|$18.3 Million Awarded in Dispute Over Medical Device Laser Deal|
|Trial lawyer Chris Hamilton helps Chapter 7 Trustee win misrepresentation claim|
|April 3, 2017 12:00 pm|
DALLAS – An arbitration panel recently awarded $18.3 million to the bankruptcy estate of a Dallas company that claimed it was fraudulently lured into a licensing deal to sell a medical laser machine used by doctors.
The three-judge panel ruled 2-1 that Santa Barbara Medical Innovations, LLC, “supplied false information and made misrepresentations” when it struck a deal to sell substantially all of its assets to Primcogent Solutions, LLC, in 2011, including distribution rights for the Zerona laser, a device billed as a noninvasive alternative to liposuction.
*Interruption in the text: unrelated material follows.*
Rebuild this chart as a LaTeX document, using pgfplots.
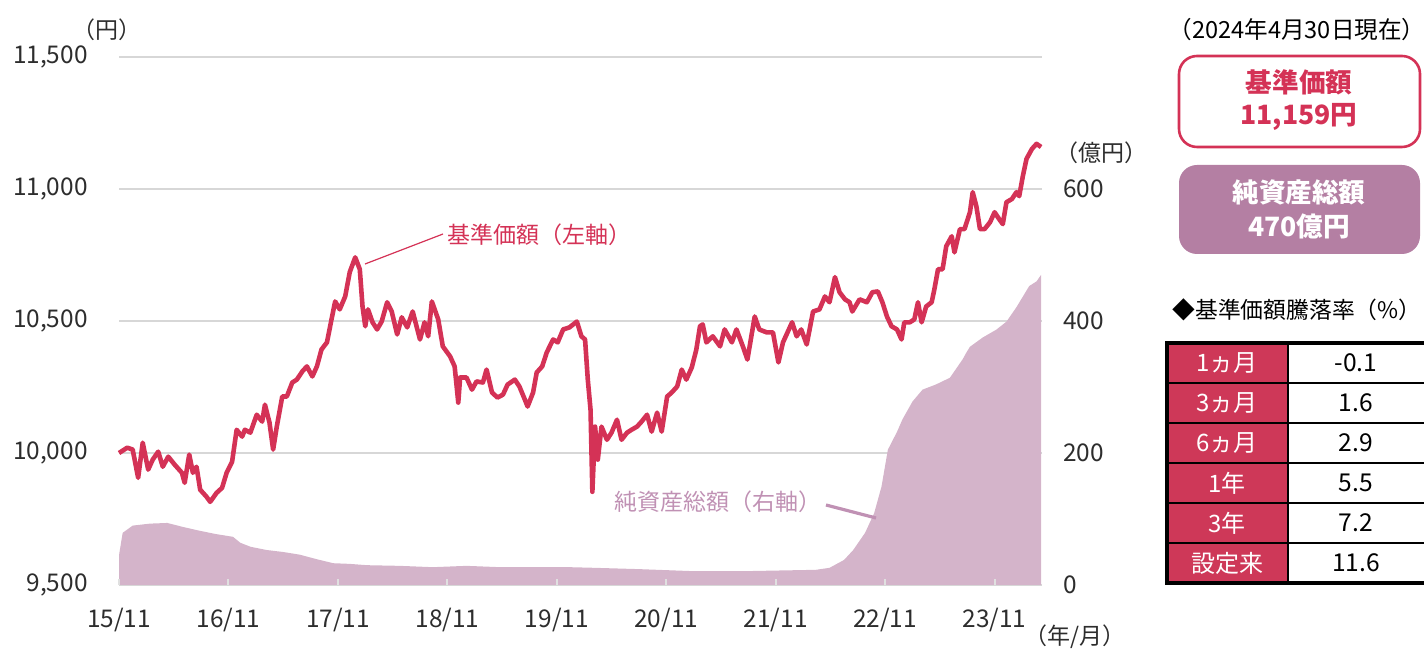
\documentclass[border=0pt]{standalone}
\usepackage{fontspec}
\setmainfont{Noto Sans CJK JP}
\usepackage{pgfplots}
\usepackage{pgfplotstable}
\pgfplotsset{compat=1.18}
\definecolor{priceRed}{RGB}{212,50,86}
\definecolor{areaFill}{RGB}{212,180,202}
\definecolor{areaText}{RGB}{192,145,180}
\definecolor{boxMauve}{RGB}{180,127,163}
\definecolor{tabRed}{RGB}{206,56,88}
\definecolor{gridGray}{RGB}{215,215,215}
\definecolor{txt}{RGB}{45,45,45}

\pgfplotstableread{
m v
0.0 10000
0.9 10020
1.5 10013
2.1 9906
2.6 10039
3.2 9937
3.7 9975
4.3 10005
4.8 9948
5.4 9986
6.1 9956
6.9 9925
7.2 9887
7.7 9994
8.1 9925
8.5 9948
8.9 9861
9.6 9834
10.0 9815
10.7 9849
11.3 9868
11.8 9925
12.4 9967
12.9 10088
13.5 10062
13.8 10088
14.4 10077
15.1 10145
15.7 10119
16.0 10183
16.5 10115
16.9 10013
17.3 10100
17.9 10214
18.4 10214
19.0 10267
19.5 10278
20.1 10309
20.6 10328
21.2 10290
21.7 10328
22.2 10392
22.8 10419
23.3 10506
23.7 10574
24.2 10544
24.8 10593
25.3 10685
25.9 10741
26.4 10696
26.7 10555
27.0 10480
27.3 10544
27.8 10495
28.3 10468
28.8 10498
29.4 10571
29.9 10536
30.5 10449
31.0 10514
31.6 10476
32.2 10536
33.0 10430
33.5 10495
33.9 10442
34.3 10574
35.0 10506
35.5 10404
36.3 10366
36.8 10328
37.2 10191
37.4 10286
38.1 10286
38.7 10240
39.2 10271
39.9 10267
40.3 10316
40.9 10229
41.5 10210
42.1 10221
42.6 10259
43.4 10278
43.9 10252
44.5 10202
44.8 10176
45.4 10229
45.8 10305
46.4 10328
46.9 10381
47.6 10430
48.1 10419
48.7 10468
49.4 10476
50.2 10498
50.7 10442
51.1 10430
51.4 10278
51.7 10164
51.9 9853
52.2 10100
52.5 9975
52.9 10100
53.5 10050
54.0 10077
54.6 10126
55.1 10050
55.7 10077
56.2 10088
56.8 10100
57.3 10119
57.9 10145
58.4 10081
59.0 10153
59.5 10081
60.1 10214
60.6 10229
61.2 10252
61.7 10316
62.2 10278
62.8 10324
63.3 10392
63.7 10480
64.0 10487
64.4 10419
65.1 10442
65.9 10404
66.4 10468
67.2 10419
67.7 10468
68.4 10404
68.9 10354
69.7 10517
70.2 10468
71.0 10457
71.7 10457
72.3 10343
72.8 10419
73.8 10495
74.3 10442
74.8 10468
75.4 10411
76.1 10536
76.8 10544
77.4 10593
77.9 10571
78.5 10666
79.0 10609
79.6 10582
80.1 10571
80.4 10536
81.2 10582
82.0 10571
82.6 10609
83.2 10612
83.7 10571
84.2 10517
84.7 10480
85.3 10468
85.8 10430
86.1 10495
86.7 10495
87.2 10506
87.6 10571
88.0 10495
88.5 10555
89.1 10571
89.4 10620
89.8 10696
90.3 10696
90.7 10783
91.3 10821
91.6 10760
92.2 10848
92.7 10848
93.3 10912
93.6 10988
94.0 10935
94.4 10848
94.9 10848
95.5 10874
96.0 10912
96.5 10886
96.9 10867
97.3 10950
97.9 10962
98.4 10988
98.7 10973
99.1 11049
99.5 11114
100.1 11152
100.6 11171
101.1 11159
}\pricetable

\pgfplotstableread{
m v
0.0 45
0.4 79
1.5 90
3.4 93
5.3 94
7.0 88
8.9 82
10.7 77
12.5 73
13.3 64
14.4 58
16.2 53
18.0 50
19.8 46
21.7 39
23.5 33
25.3 32
27.2 30
30.8 29
34.4 27
38.1 29
41.8 27
49.4 27
52.2 26
57.1 24
62.9 21
68.7 21
76.4 23
77.9 26
79.5 38
80.5 53
81.8 79
82.8 109
83.6 149
84.3 205
85.3 232
85.9 251
87.0 278
88.1 296
89.6 304
91.1 314
92.5 342
92.9 352
93.3 361
94.7 375
96.2 387
97.3 399
98.4 421
99.8 453
100.6 460
101.1 470
}\assettable

\begin{document}
\begin{tikzpicture}
\useasboundingbox (0,0) rectangle (712pt,326pt);
\clip (0,0) rectangle (712pt,326pt);

% right axis: net assets (behind)
\begin{axis}[
  at={(59.5pt,33.5pt)}, anchor=south west,
  width=461.5pt, height=264pt, scale only axis,
  xmin=0, xmax=101.2, ymin=0, ymax=800,
  axis line style={draw=none},
  xtick=\empty,
  ytick={0,200,400,600,800},
  yticklabels={0,200,400,600,{}},
  yticklabel pos=right,
  ytick style={draw=none},
  ymajorgrids, grid style={color=gridGray, line width=0.9pt},
  yticklabel style={font=\fontsize{12.2}{14}\selectfont, text=txt, anchor=west, inner sep=0pt, xshift=10.5pt},
  clip=false,
]
\addplot[fill=areaFill, draw=none] table[x=m, y=v] {\assettable} \closedcycle;
\end{axis}

% left axis: NAV
\begin{axis}[
  at={(59.5pt,33.5pt)}, anchor=south west,
  width=461.5pt, height=264pt, scale only axis,
  xmin=0, xmax=101.2, ymin=9500, ymax=11500,
  axis line style={draw=none},
  xtick={0,12,24,36,48,60,72,84,96},
  xticklabels={15/11,16/11,17/11,18/11,19/11,20/11,21/11,22/11,23/11},
  xtick pos=lower, tick align=inside,
  xtick style={draw=white!88!black, line width=1pt},
  major tick length=3pt,
  ytick={9500,10000,10500,11000,11500},
  scaled y ticks=false,
  ytick pos=left,
  ytick style={draw=none},
  /pgf/number format/.cd, 1000 sep={,}, assume math mode=true,
  /pgfplots/.cd,
  yticklabel style={font=\fontsize{12.2}{14}\selectfont, text=txt, anchor=east, inner sep=0pt, xshift=-15.5pt},
  xticklabel style={font=\fontsize{12.2}{14}\selectfont, text=txt, anchor=north, inner sep=0pt, yshift=-11.5pt},
  clip=false,
]
\addplot[priceRed, line width=2.3pt, line join=round] table[x=m, y=v] {\pricetable};
\end{axis}

\begin{scope}[x=0.5pt, y=-0.5pt, shift={(0pt,326pt)}]
  \tikzset{every node/.style={inner sep=0pt, font=\fontsize{11.5}{13}\selectfont}}
  \node[text=txt] at (107,30) {（円）};
  \node[text=txt] at (1101,153) {（億円）};
  \node[text=txt] at (1075,637) {（年/月）};
  % annotations
  \draw[priceRed, line width=0.6pt] (365,264) -- (443,234);
  \node[text=priceRed, anchor=west] at (447,235) {基準価額（左軸）};
  \draw[areaText, line width=1.6pt] (826,505) -- (876,518);
  \node[text=areaText, anchor=east] at (822,502) {純資産総額（右軸）};
  % right panel
  \node[text=black, font=\fontsize{11.8}{13}\selectfont] at (1297,30) {（2024年4月30日現在）};
  \draw[priceRed, line width=1.3pt, rounded corners=9pt, fill=white] (1179,56) rectangle (1420,147);
  \node[text=priceRed, font=\fontsize{13.3}{15}\bfseries] at (1299,82) {基準価額};
  \node[text=priceRed, font=\fontsize{13.3}{15}\bfseries] at (1299,117) {11,159円};
  \fill[boxMauve, rounded corners=9pt] (1179,165) rectangle (1420,254);
  \node[text=white, font=\fontsize{13.3}{15}\bfseries] at (1299,192) {純資産総額};
  \node[text=white, font=\fontsize{13.3}{15}\bfseries] at (1299,226) {470億円};
  \node[text=black, anchor=west, font=\fontsize{11.4}{14}\selectfont] at (1172,310) {◆基準価額騰落率（\%）};
  % table
  \fill[tabRed] (1167,343) rectangle (1288,583);
  \fill[white] (1288,343) rectangle (1430,583);
  \foreach \yy in {383,423,463,503,543} {
    \draw[black, line width=1.4pt] (1167,\yy) -- (1430,\yy);
  }
  \draw[black, line width=1.4pt] (1288,343) -- (1288,583);
  \draw[black, line width=2pt] (1167,343) rectangle (1430,583);
  \foreach \lab/\val [count=\i] in {1ヵ月/-0.1, 3ヵ月/1.6, 6ヵ月/2.9, 1年/5.5, 3年/7.2, 設定来/11.6} {
    \node[text=white, font=\fontsize{12}{14}\selectfont] at (1227,{343+40*\i-20}) {\lab};
    \node[text=black, font=\fontsize{12.3}{14}\selectfont] at (1356,{343+40*\i-20}) {\val};
  }
\end{scope}
\end{tikzpicture}
\end{document}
The transaction ultimately caused Primcogent to file for Chapter 11 bankruptcy in 2013 to reorganize its business. It sued Santa Barbara Medical Innovations and Zerona’s manufacturer Erchonia Corporation, based in McKinney, Texas, the same year, claiming company officials were misled about the machine’s revenue-generating potential and the number of lasers on the market. A Dallas federal judge eventually compelled the parties to arbitration.
According to the arbitration panel’s findings, Santa Barbara Medical Innovations failed to disclose to Primcogent that customers had actually been returning the machines and that the deterioration of a contractual relationship with Groupon was negatively affecting customer relationships.
The Chapter 7 Trustee, John D. Spicer, was represented in the proceedings by attorneys Chris Hamilton, Meagan Martin and Kevin Colquitt of the Dallas law firm Standly Hamilton, as special counsel appointed by the bankruptcy court. Prior to its Chapter 7 conversion, Primcogent Solutions was represented by Michelle Larson and Paul Silverstein of Andrews Kurth LLP.
“We are grateful that the entire panel of arbitrators paid such serious and close attention to the law and the evidence, in finding that Primcogent would not have entered into the deal if the true legal and financial picture had been properly disclosed,” Mr. Hamilton said. “This was a classic case of negligent misrepresentation to induce a transaction. This award will provide a strong measure of justice to the financial victims and creditors."
Co-defendant Erchonia Corporation settled with the Chapter 7 Trustee on the morning of opening statements in the arbitration hearing.